• _STATED TASK_
Find each line containing the string "this" and return it.

• _DATA SUPPLIED_
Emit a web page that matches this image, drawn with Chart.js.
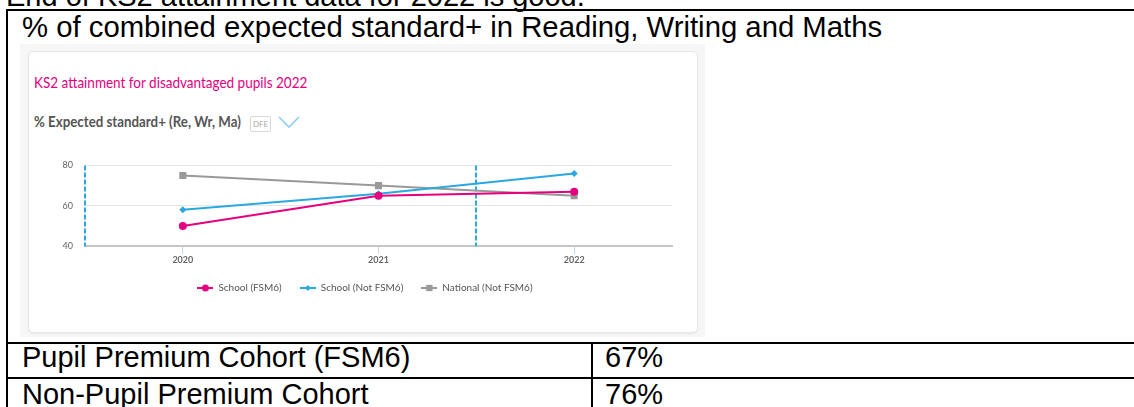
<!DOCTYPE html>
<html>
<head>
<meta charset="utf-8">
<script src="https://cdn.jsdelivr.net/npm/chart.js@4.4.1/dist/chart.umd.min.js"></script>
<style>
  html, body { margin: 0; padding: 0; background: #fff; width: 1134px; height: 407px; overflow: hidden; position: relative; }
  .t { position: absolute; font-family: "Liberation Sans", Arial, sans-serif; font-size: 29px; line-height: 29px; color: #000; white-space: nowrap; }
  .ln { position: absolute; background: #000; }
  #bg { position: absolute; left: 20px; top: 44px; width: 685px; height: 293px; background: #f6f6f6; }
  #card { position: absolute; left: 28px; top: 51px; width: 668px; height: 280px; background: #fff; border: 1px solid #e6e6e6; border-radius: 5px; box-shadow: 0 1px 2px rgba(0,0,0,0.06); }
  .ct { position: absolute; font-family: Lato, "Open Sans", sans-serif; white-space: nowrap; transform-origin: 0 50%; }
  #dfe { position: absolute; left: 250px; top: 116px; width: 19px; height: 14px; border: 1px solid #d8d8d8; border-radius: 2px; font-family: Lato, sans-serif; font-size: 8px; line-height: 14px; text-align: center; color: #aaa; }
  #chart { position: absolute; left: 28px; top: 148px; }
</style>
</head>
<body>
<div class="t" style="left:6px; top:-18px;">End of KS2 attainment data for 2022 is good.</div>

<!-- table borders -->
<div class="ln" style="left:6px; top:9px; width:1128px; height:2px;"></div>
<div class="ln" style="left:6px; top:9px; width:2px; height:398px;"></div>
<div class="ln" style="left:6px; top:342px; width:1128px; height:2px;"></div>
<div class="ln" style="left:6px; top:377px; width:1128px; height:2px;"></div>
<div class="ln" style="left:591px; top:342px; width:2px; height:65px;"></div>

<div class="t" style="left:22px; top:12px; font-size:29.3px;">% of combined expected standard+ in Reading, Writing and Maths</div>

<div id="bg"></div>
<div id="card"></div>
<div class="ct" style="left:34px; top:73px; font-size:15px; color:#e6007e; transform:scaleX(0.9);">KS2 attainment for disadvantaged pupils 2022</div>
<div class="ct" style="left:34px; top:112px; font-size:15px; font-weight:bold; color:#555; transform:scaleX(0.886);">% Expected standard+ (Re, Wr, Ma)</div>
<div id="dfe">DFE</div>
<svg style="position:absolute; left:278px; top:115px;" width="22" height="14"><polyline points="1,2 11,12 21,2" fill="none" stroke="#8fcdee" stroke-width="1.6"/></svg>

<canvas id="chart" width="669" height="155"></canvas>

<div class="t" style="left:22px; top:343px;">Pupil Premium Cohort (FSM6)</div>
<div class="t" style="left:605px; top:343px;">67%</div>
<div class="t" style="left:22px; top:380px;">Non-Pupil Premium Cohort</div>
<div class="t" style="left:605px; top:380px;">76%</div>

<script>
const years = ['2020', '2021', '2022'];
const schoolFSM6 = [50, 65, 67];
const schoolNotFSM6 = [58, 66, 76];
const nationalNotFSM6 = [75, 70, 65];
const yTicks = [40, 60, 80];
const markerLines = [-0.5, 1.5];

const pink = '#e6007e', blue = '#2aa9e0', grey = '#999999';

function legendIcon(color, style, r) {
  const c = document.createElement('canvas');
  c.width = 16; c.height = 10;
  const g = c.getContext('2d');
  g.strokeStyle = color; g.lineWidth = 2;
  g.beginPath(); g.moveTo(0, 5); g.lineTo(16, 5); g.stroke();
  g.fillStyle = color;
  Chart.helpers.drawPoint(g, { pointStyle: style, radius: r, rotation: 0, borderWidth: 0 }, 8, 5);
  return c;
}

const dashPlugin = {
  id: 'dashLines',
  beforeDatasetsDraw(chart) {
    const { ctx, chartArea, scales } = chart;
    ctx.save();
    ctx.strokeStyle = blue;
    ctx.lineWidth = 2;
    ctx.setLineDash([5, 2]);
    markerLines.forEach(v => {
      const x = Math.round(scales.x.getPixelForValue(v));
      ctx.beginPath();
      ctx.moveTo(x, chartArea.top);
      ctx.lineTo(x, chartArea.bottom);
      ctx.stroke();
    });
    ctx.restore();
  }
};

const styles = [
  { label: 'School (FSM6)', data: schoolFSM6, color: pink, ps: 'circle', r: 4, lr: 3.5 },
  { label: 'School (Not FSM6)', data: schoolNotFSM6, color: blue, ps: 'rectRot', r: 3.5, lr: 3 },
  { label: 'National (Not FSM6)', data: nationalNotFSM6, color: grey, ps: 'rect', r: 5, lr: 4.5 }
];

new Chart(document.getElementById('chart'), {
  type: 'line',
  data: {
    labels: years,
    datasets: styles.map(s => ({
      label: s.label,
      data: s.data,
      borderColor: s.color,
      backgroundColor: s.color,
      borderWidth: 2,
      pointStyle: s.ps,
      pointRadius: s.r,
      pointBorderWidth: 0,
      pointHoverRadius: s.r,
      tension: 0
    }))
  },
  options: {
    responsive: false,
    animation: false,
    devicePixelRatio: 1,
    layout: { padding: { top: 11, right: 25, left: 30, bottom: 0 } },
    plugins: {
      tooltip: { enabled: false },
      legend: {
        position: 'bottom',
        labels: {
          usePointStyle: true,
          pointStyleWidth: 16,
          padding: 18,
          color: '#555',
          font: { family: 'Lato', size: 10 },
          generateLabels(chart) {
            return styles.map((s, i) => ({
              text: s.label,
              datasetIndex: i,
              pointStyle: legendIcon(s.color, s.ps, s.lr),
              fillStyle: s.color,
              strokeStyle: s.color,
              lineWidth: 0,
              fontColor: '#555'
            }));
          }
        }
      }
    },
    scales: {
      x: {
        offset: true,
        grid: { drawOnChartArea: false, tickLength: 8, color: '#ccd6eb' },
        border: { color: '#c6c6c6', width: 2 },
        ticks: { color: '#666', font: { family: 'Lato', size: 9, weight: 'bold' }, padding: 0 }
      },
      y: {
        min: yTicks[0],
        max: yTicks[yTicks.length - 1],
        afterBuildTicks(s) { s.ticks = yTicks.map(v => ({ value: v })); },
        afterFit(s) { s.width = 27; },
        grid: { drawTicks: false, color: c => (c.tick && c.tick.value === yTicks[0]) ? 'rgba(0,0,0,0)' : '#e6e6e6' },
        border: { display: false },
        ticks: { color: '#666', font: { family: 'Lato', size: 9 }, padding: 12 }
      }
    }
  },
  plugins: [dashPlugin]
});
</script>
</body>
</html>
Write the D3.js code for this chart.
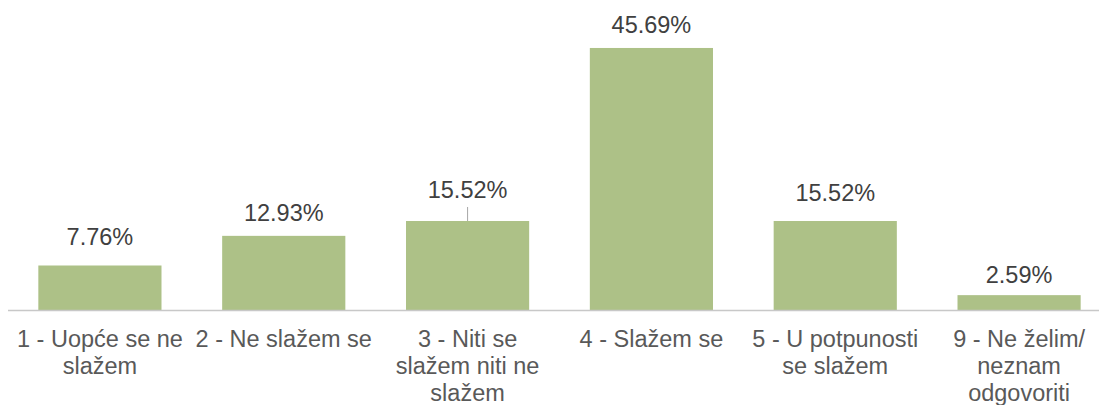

• _EXERCISE OUTPUT_
Emit a web page that matches this image, drawn with Chart.js.
Write the D3.js code for this chart.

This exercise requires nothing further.